A tali argomenti si deve poi aggiungere che, nel caso in esame, la domanda di applicazione della misura prevista dalla disposizione dell’art. 114, comma 4, lettera e), cod. proc. amm. è stata proposta unitamente alla domanda di nomina di un Commissario ad acta ai sensi dell’art. 114, comma 4, lettera d), cod. proc. amm. e, quindi, seppure si prestasse adesione all’orientamento secondo il quale la misura della astreinte può trovare applicazione anche nel caso di sentenze di condanna al pagamento di somme di denaro, si dovrebbe affrontare il problema della compatibilità di tale misura con la nomina del Commissario ad acta . Ebbene, a tal riguardo la giurisprudenza (T.A.R. Piemonte Torino, Sez. I, 21 dicembre 2012, n. 1386) ha già avuto modo di evidenziare che la nomina del commissario ad acta , per il caso di persistente inerzia dell’Amministrazione esclude la possibilità di condannare quest’ultima anche al pagamento della astreinte, perché diversamente opinando si corre il rischio di far gravare, ingiustamente, sull’amministrazione le conseguenze sanzionatorie di eventuali ulteriori ritardi imputabili non ad essa, bensì all’ausiliario del giudice.

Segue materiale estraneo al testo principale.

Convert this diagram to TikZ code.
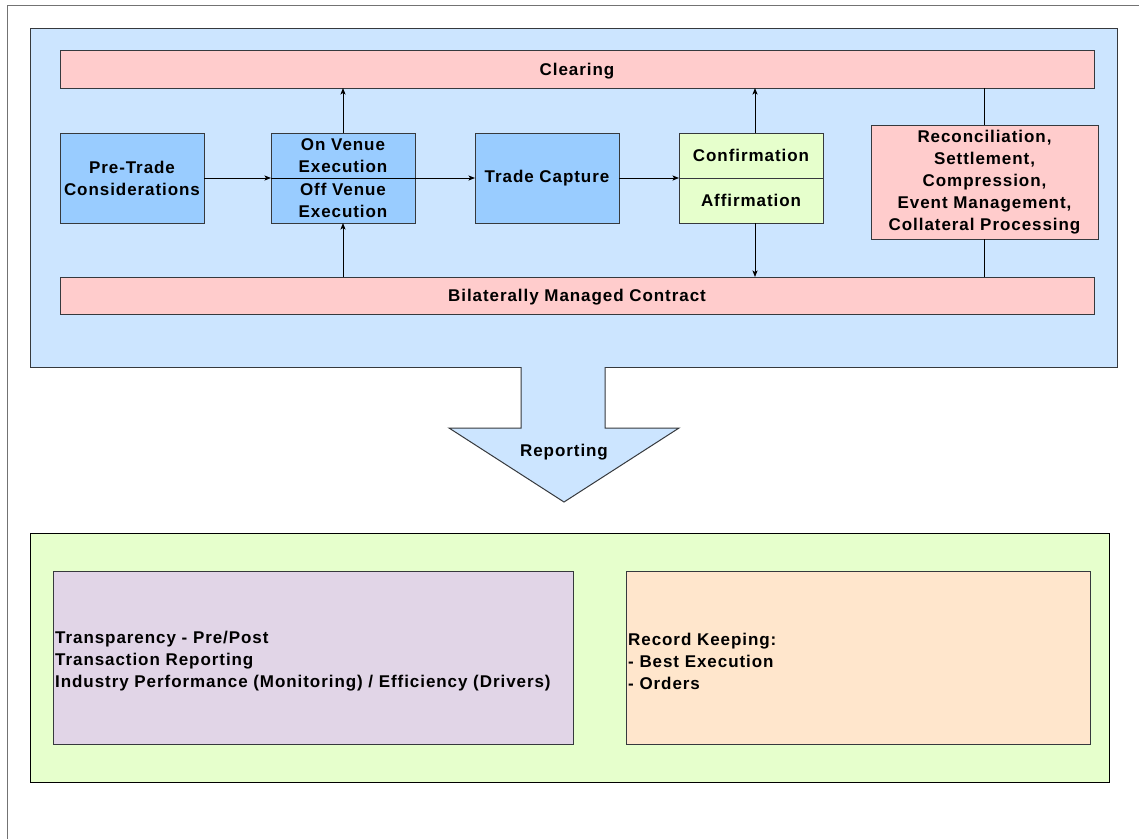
\documentclass[tikz,border=0pt]{standalone}
\usepackage{fontspec}
\setmainfont{Liberation Sans}[LetterSpace=5.5]
\usetikzlibrary{arrows.meta}

\definecolor{edge}{HTML}{36393D}
\definecolor{paleblue}{HTML}{CCE5FF}
\definecolor{midblue}{HTML}{99CCFF}
\definecolor{palepink}{HTML}{FFCCCC}
\definecolor{palegreen}{HTML}{E6FFCC}
\definecolor{lilac}{HTML}{E1D5E7}
\definecolor{peach}{HTML}{FFE6CC}

\tikzset{
  lbl/.style={font=\bfseries\fontsize{17}{22}\selectfont},
  panel/.style={draw=edge, line width=1pt, inner sep=0pt, outer sep=0pt},
  bar/.style={panel, fill=palepink, minimum width=1034pt},
  barlabel/.style={label={[lbl, yshift=-2pt]center:#1}},
  stepbox/.style={panel, fill=midblue, lbl, align=center, minimum width=144pt, minimum height=90pt},
  halfbox/.style={panel, lbl, align=center, minimum width=144pt, minimum height=45pt},
  link/.style={draw=black, line width=0.9pt},
  arr/.style={link, -{Stealth[length=6.5pt,width=5pt,inset=1.5pt]}},
}

\begin{document}
\begin{tikzpicture}[x=1pt,y=-1pt]
\useasboundingbox (0,0) rectangle (1139,839);
\fill[white] (0,0) rectangle (1139,839);

% page frame
\draw[black!55, line width=1pt] (1139,5) -- (7,5) -- (7,839);

% upper process area
\node[panel, fill=paleblue, minimum width=1087pt, minimum height=339pt] (proc) at (573.5,197.5) {};
\node[bar, minimum height=38pt, barlabel=Clearing] (clr) at (577,69) {};
\node[bar, minimum height=37pt, barlabel=Bilaterally Managed Contract] (bmc) at (577,295.5) {};

\node[stepbox] (pre) at (132,178) {Pre-Trade\\Considerations};
\node[halfbox, fill=midblue] (onv) at (343,155.5) {On Venue\\Execution};
\node[halfbox, fill=midblue] (offv) at (343,200.5) {Off Venue\\Execution};
\node[stepbox] (tc) at (547,178) {Trade Capture};
\node[halfbox, fill=palegreen] (conf) at (751,155.5) {Confirmation};
\node[halfbox, fill=palegreen] (aff) at (751,200.5) {Affirmation};
\node[panel, fill=palepink, lbl, align=center, minimum width=227pt, minimum height=114pt] (rec) at (984.5,182)
  {Reconciliation,\\Settlement,\\Compression,\\Event Management,\\Collateral Processing};

% flow connectors
\draw[arr] (pre.east) -- (pre.east -| onv.west);
\draw[arr] (onv.south east) -- (tc.west);
\draw[link] (onv.south west) -- (onv.south east);
\draw[arr] (tc.east) -- (conf.south west);
\draw[arr] (onv.north) -- (onv.north |- clr.south);
\draw[arr] (offv.south |- bmc.north) -- (offv.south);
\draw[arr] ([xshift=4pt]conf.north) -- ([xshift=4pt]conf.north |- clr.south);
\draw[arr] ([xshift=4pt]aff.south) -- ([xshift=4pt]aff.south |- bmc.north);
\draw[link] (rec.north) -- (rec.north |- clr.south);
\draw[link] (rec.south) -- (rec.south |- bmc.north);

% reporting arrow
\coordinate (s1) at (521,367);
\coordinate (s2) at (521,428);
\coordinate (h1) at (449,428);
\coordinate (tip) at (564,502);
\coordinate (h2) at (679,428);
\coordinate (s3) at (605,428);
\coordinate (s4) at (605,367);
\fill[paleblue] (s1) -- (s2) -- (h1) -- (tip) -- (h2) -- (s3) -- (s4) -- cycle;
\draw[edge, line width=1pt, line join=miter] (s1) -- (s2) -- (h1) -- (tip) -- (h2) -- (s3) -- (s4);
\node[lbl] (rep) at (564,452) {Reporting};

% reporting outputs
\node[panel, draw=black, fill=palegreen, minimum width=1079pt, minimum height=249pt] (out) at (569.5,657.5) {};
\node[panel, fill=lilac, minimum width=520pt, minimum height=173pt] (trn) at (313,657.5) {};
\node[panel, fill=peach, minimum width=464pt, minimum height=173pt] (rk) at (858,657.5) {};
\node[lbl, inner sep=0pt, align=left, anchor=west] (trntxt) at ([xshift=2pt,yshift=-3.5pt]trn.west)
  {Transparency - Pre/Post\\Transaction Reporting\\Industry Performance (Monitoring) / Efficiency (Drivers)};
\node[lbl, inner sep=0pt, align=left, anchor=west] (rktxt) at ([xshift=2pt,yshift=-3.5pt]rk.west)
  {Record Keeping:\\- Best Execution\\- Orders};
\end{tikzpicture}
\end{document}
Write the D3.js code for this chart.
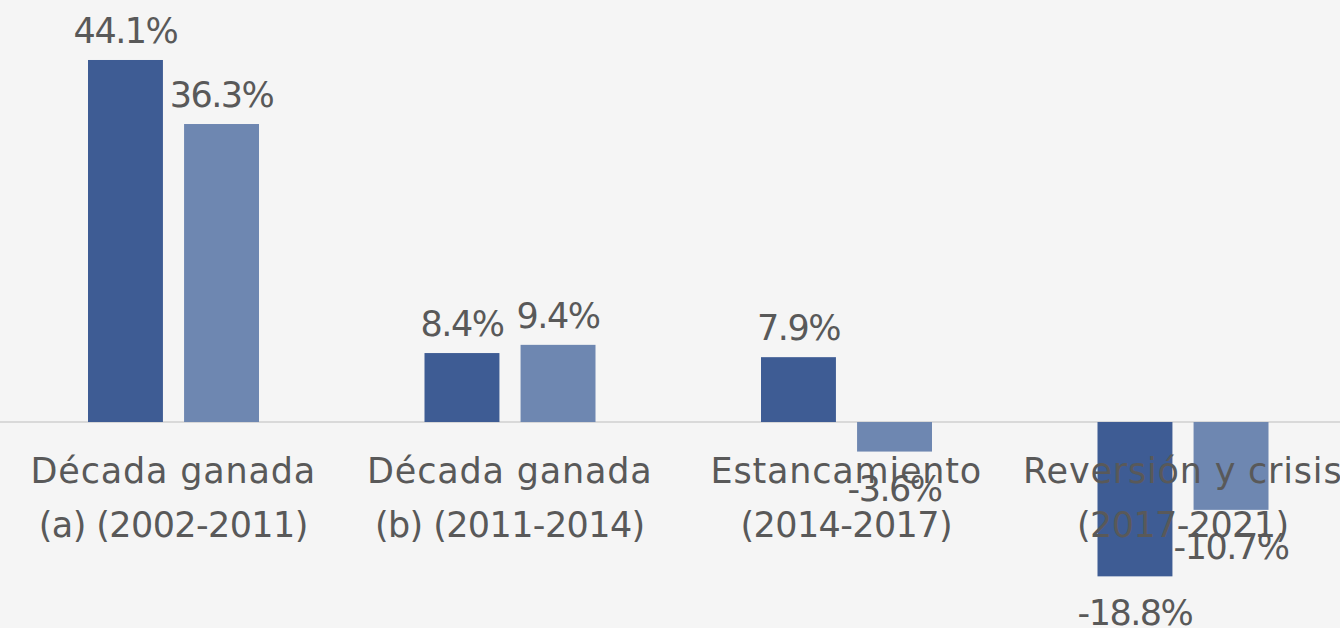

4. Tenuto conto delle suesposte considerazioni il Collegio ritiene che non sussistano i presupposti per accedere alla richiesta di applicazione alla richiesta di applicazione della misura prevista dell’art. 114, comma 4, lettera e), cod. proc. amm. e che si debba piuttosto nominare sin d’ora un Commissario ad acta - nella persona del Dirigente responsabile dell’Ufficio IX della Direzione Centrale dei Servizi del Tesoro del Dipartimento dell’Amministrazione Generale, del Personale e dei Servizi del Ministero dell’Economia e delle Finanze - affinché provveda, in sostituzione dell’amministrazione, entro il termine di sessanta giorni dalla scadenza del termine di trenta giorni già assegnato al Ministero intimato per provvedere al pagamento delle somme dovute al ricorrente, a dare corso al pagamento medesimo, compiendo tutti gli atti necessari, comprese le eventuali modifiche di bilancio, a carico e spese dell’Amministrazione inadempiente.

5. Le spese di giudizio, liquidate come da dispositivo, seguono la soccombenza e, giusta quanto stabilito dall’art. 93, comma 1, cod. proc. civ., devono essere distratte in favore del procuratore antistatario, come dallo stesso richiesto nell’atto introduttivo del giudizio.